Concurrent Machine and Batch Size Selection in Sampling-based Tolerance-Cost Optimization

Tolerance allocation is an essential part of detail design and an important interface between design and production. Its goal is to select tolerance values as tight as necessary, to reliably assure total product quality considering variation, but at the same time as wide as possible, to allow for a cost-optimal fabrication of the individual parts. A consequent front-loading of manufacturing information is thus inevitable for a realistic consideration of the given manufacturing conditions enabling an early, optimal process planning. In this context, sampling-based tolerance-cost optimization has proven its suitability as an optimization-based tolerance allocation technique because it allows a realistic consideration of part tolerance distributions as well as the selection of cost-minimal combinations of manufacturing machines and processes for each part. However, the potential of machine selection in tolerance-cost optimization is currently limited since it does not support distributed manufacturing on several machines with individual batch sizes.

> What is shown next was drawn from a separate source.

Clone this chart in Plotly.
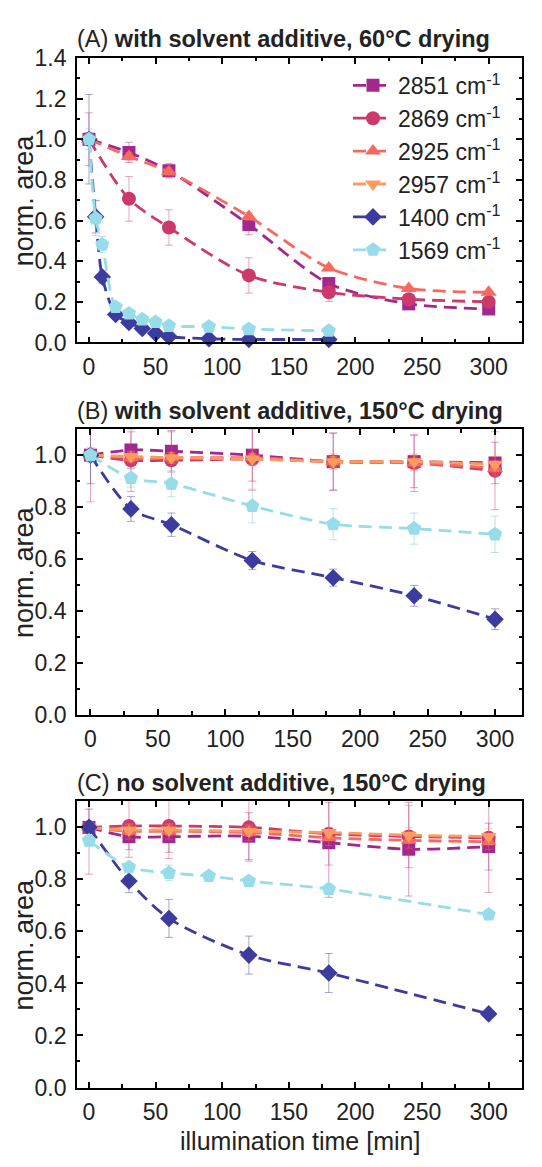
import plotly.graph_objects as go

# ---------------- data ----------------
labels = ["2851 cm<sup>-1</sup>", "2869 cm<sup>-1</sup>", "2925 cm<sup>-1</sup>",
          "2957 cm<sup>-1</sup>", "1400 cm<sup>-1</sup>", "1569 cm<sup>-1</sup>"]
colors = ["#A2288E", "#CB3A6A", "#F56A5E", "#FB9B5E", "#3C3C9E", "#97DDE9"]
err_colors = ["rgba(162,40,142,0.45)", "rgba(203,58,106,0.45)", "rgba(245,106,94,0.45)",
              "rgba(251,155,94,0.45)", "rgba(60,60,158,0.45)", "rgba(120,200,220,0.5)"]
symbols = ["square", "circle", "triangle-up", "triangle-down", "diamond", "pentagon"]
msizes = [13, 14, 14, 14, 13.5, 15]

# Panel A: with solvent additive, 60°C drying
tA_long = [0, 30, 60, 120, 180, 240, 300]
A_2851 = [1.0, 0.935, 0.845, 0.58, 0.29, 0.19, 0.165]
A_2851_err = [0.03, 0.05, 0.035, 0.05, 0.03, 0.01, 0.01]
A_2869 = [1.0, 0.707, 0.566, 0.33, 0.247, 0.213, 0.20]
A_2869_err = [0.13, 0.11, 0.087, 0.087, 0.045, 0.01, 0.01]
A_2925 = [1.0, 0.915, 0.84, 0.62, 0.367, 0.266, 0.247]
A_2925_err = [0.03, 0.02, 0.02, 0.02, 0.01, 0.01, 0.01]
tA_short = [0, 5, 10, 20, 30, 40, 50, 60, 90, 120, 180]
A_1400 = [1.0, 0.619, 0.322, 0.138, 0.098, 0.069, 0.045, 0.029, 0.018, 0.015, 0.015]
A_1400_err = [0.22, 0.08, 0.03, 0.01, 0.01, 0.01, 0.01, 0.01, 0.005, 0.005, 0.005]
A_1569 = [1.0, 0.611, 0.482, 0.175, 0.143, 0.114, 0.101, 0.082, 0.078, 0.066, 0.058]
A_1569_err = [0.05, 0.085, 0.04, 0.01, 0.01, 0.01, 0.01, 0.01, 0.01, 0.01, 0.02]

# Panel B: with solvent additive, 150°C drying
tB = [0, 30, 60, 120, 180, 240, 300]
B_2851 = [1.0, 1.02, 1.015, 1.0, 0.975, 0.975, 0.97]
B_2851_err = [0.02, 0.07, 0.08, 0.1, 0.11, 0.1, 0.08]
B_2869 = [1.0, 0.98, 0.98, 0.985, 0.975, 0.97, 0.94]
B_2869_err = [0.18, 0.12, 0.11, 0.12, 0.11, 0.11, 0.15]
B_2925 = [1.0, 0.99, 0.99, 0.99, 0.975, 0.97, 0.95]
B_2925_err = [0.02, 0.02, 0.02, 0.03, 0.03, 0.03, 0.03]
B_2957 = [1.0, 0.995, 0.99, 0.985, 0.975, 0.975, 0.965]
B_2957_err = [0.02, 0.02, 0.02, 0.02, 0.02, 0.03, 0.03]
B_1400 = [1.0, 0.793, 0.732, 0.594, 0.528, 0.458, 0.368]
B_1400_err = [0.11, 0.048, 0.045, 0.035, 0.033, 0.04, 0.04]
B_1569 = [1.0, 0.912, 0.89, 0.804, 0.734, 0.717, 0.695]
B_1569_err = [0.03, 0.035, 0.05, 0.065, 0.06, 0.06, 0.07]

# Panel C: no solvent additive, 150°C drying
tC = [0, 30, 60, 120, 180, 240, 300]
C_2851 = [1.0, 0.964, 0.964, 0.966, 0.941, 0.916, 0.926]
C_2851_err = [0.02, 0.05, 0.06, 0.09, 0.21, 0.18, 0.09]
C_2869 = [1.0, 1.005, 1.005, 1.0, 0.975, 0.965, 0.96]
C_2869_err = [0.18, 0.12, 0.125, 0.13, 0.12, 0.12, 0.21]
C_2925 = [1.0, 0.985, 0.985, 0.98, 0.96, 0.95, 0.945]
C_2925_err = [0.02, 0.03, 0.03, 0.03, 0.03, 0.03, 0.03]
C_2957 = [1.0, 0.99, 0.99, 0.985, 0.98, 0.97, 0.965]
C_2957_err = [0.02, 0.02, 0.02, 0.02, 0.02, 0.03, 0.03]
tC_1400 = [0, 30, 60, 120, 180, 300]
C_1400 = [1.0, 0.794, 0.65, 0.509, 0.44, 0.283]
C_1400_err = [0.07, 0.045, 0.073, 0.073, 0.075, 0.01]
tC_1569 = [0, 30, 60, 90, 120, 180, 300]
C_1569 = [0.949, 0.847, 0.825, 0.813, 0.794, 0.763, 0.665]
C_1569_err = [0.02, 0.01, 0.03, 0.01, 0.01, 0.02, 0.01]

panels = {
    "A": [(0, tA_long, A_2851, A_2851_err), (1, tA_long, A_2869, A_2869_err),
          (2, tA_long, A_2925, A_2925_err), (4, tA_short, A_1400, A_1400_err),
          (5, tA_short, A_1569, A_1569_err)],
    "B": [(0, tB, B_2851, B_2851_err), (1, tB, B_2869, B_2869_err),
          (2, tB, B_2925, B_2925_err), (3, tB, B_2957, B_2957_err),
          (4, tB, B_1400, B_1400_err), (5, tB, B_1569, B_1569_err)],
    "C": [(0, tC, C_2851, C_2851_err), (1, tC, C_2869, C_2869_err),
          (2, tC, C_2925, C_2925_err), (3, tC, C_2957, C_2957_err),
          (4, tC_1400, C_1400, C_1400_err), (5, tC_1569, C_1569, C_1569_err)],
}
axis_ids = {"A": ("x", "y"), "B": ("x2", "y2"), "C": ("x3", "y3")}
titles = {"A": "(A) <b>with solvent additive, 60°C drying</b>",
          "B": "(B) <b>with solvent additive, 150°C drying</b>",
          "C": "(C) <b>no solvent additive, 150°C drying</b>"}

W, H = 542, 1167
FONT = "Liberation Sans, Arial, Helvetica, sans-serif"
TXT = "#222222"

fig = go.Figure()
for key in ["A", "B", "C"]:
    xa, ya = axis_ids[key]
    for idx, t, v, e in panels[key]:
        fig.add_trace(go.Scatter(
            x=t, y=v, xaxis=xa, yaxis=ya, mode="lines+markers",
            name=labels[idx], legendgroup=labels[idx], showlegend=(key == "B"),
            line=dict(color=colors[idx], width=2.8, dash="13px,7px", shape="spline", smoothing=0.8),
            marker=dict(symbol=symbols[idx], size=msizes[idx], color=colors[idx], line=dict(width=0)),
            error_y=dict(type="data", array=e, visible=True, color=err_colors[idx], thickness=1, width=4),
            cliponaxis=False,
        ))

# plot geometry in pixels
x0px, x1px = 77, 522
ydom_px = {"A": (46, 337), "B": (425.7, 717.7), "C": (806.3, 1099)}
xranges = {"A": [-9, 325], "B": [-10, 320], "C": [-9, 325]}
yranges = {"A": [0, 1.4], "B": [0, 1.1], "C": [0, 1.1]}

def base_axis():
    return dict(showline=True, linecolor="black", linewidth=1.8, mirror="ticks",
                ticks="inside", ticklen=6, tickwidth=1.8, tickcolor="black",
                showgrid=False, zeroline=False,
                tickfont=dict(size=23, color=TXT, family=FONT))

layout = dict(width=W, height=H, margin=dict(l=0, r=0, t=0, b=0),
              paper_bgcolor="white", plot_bgcolor="white",
              font=dict(family=FONT, color=TXT), showlegend=True,
              legend=dict(x=348 / W, y=1 - 52 / H, xanchor="left", yanchor="top",
                          bgcolor="rgba(0,0,0,0)", font=dict(size=23, color=TXT, family=FONT),
                          tracegroupgap=0, itemwidth=40))
annotations = []
for key in ["A", "B", "C"]:
    xa, ya = axis_ids[key]
    xn = "xaxis" + xa[1:]
    yn = "yaxis" + ya[1:]
    top, bot = ydom_px[key]
    xd = base_axis()
    xd.update(domain=[x0px / W, x1px / W], range=xranges[key], anchor=ya,
              tick0=0, dtick=50, ticklabelstandoff=3,
              minor=dict(ticks="inside", ticklen=3.5, tickwidth=1.5, tickcolor="black", tick0=0, dtick=25))
    yd = base_axis()
    yd.update(domain=[1 - bot / H, 1 - top / H], range=yranges[key], anchor=xa,
              tick0=0, dtick=0.2, tickformat=".1f", ticklabelstandoff=4,
              minor=dict(ticks="inside", ticklen=3.5, tickwidth=1.5, tickcolor="black", tick0=0, dtick=0.1))
    layout[xn] = xd
    layout[yn] = yd
    annotations.append(dict(text=titles[key], xref="paper", yref="paper",
                            x=(x0px - 2) / W, y=1 - (top - 19) / H, xanchor="left", yanchor="middle",
                            showarrow=False, font=dict(size=23.5, color=TXT, family=FONT)))
    annotations.append(dict(text="norm. area", xref="paper", yref="paper",
                            x=24 / W, y=1 - (top + bot) / 2 / H, xanchor="center", yanchor="middle",
                            textangle=-90, showarrow=False, font=dict(size=27, color=TXT, family=FONT)))

annotations.append(dict(text="illumination time [min]", xref="paper", yref="paper",
                        x=(x0px + x1px) / 2 / W, y=1 - 1154 / H, xanchor="center", yanchor="middle",
                        showarrow=False, font=dict(size=25, color=TXT, family=FONT)))
layout["annotations"] = annotations
fig.update_layout(**layout)
fig.write_html("out.html")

Motivated to close this gap, this article presents a novel optimization-based method for concurrent tolerance and machine allocation. The consideration of mixed batches from individually allocated machines requires the extension of the mathematical definition of the tolerance-cost optimization problem and its solution by advanced optimization and sampling strategies. Its exemplary application to a use case shows its potentials and proves that balancing tolerance values, machines and batch sizes can help to further increase the potential of tolerance-cost optimization. Hence, the presented approach supports a further shift to a manufacturing-oriented interpretation of tolerance allocation in design.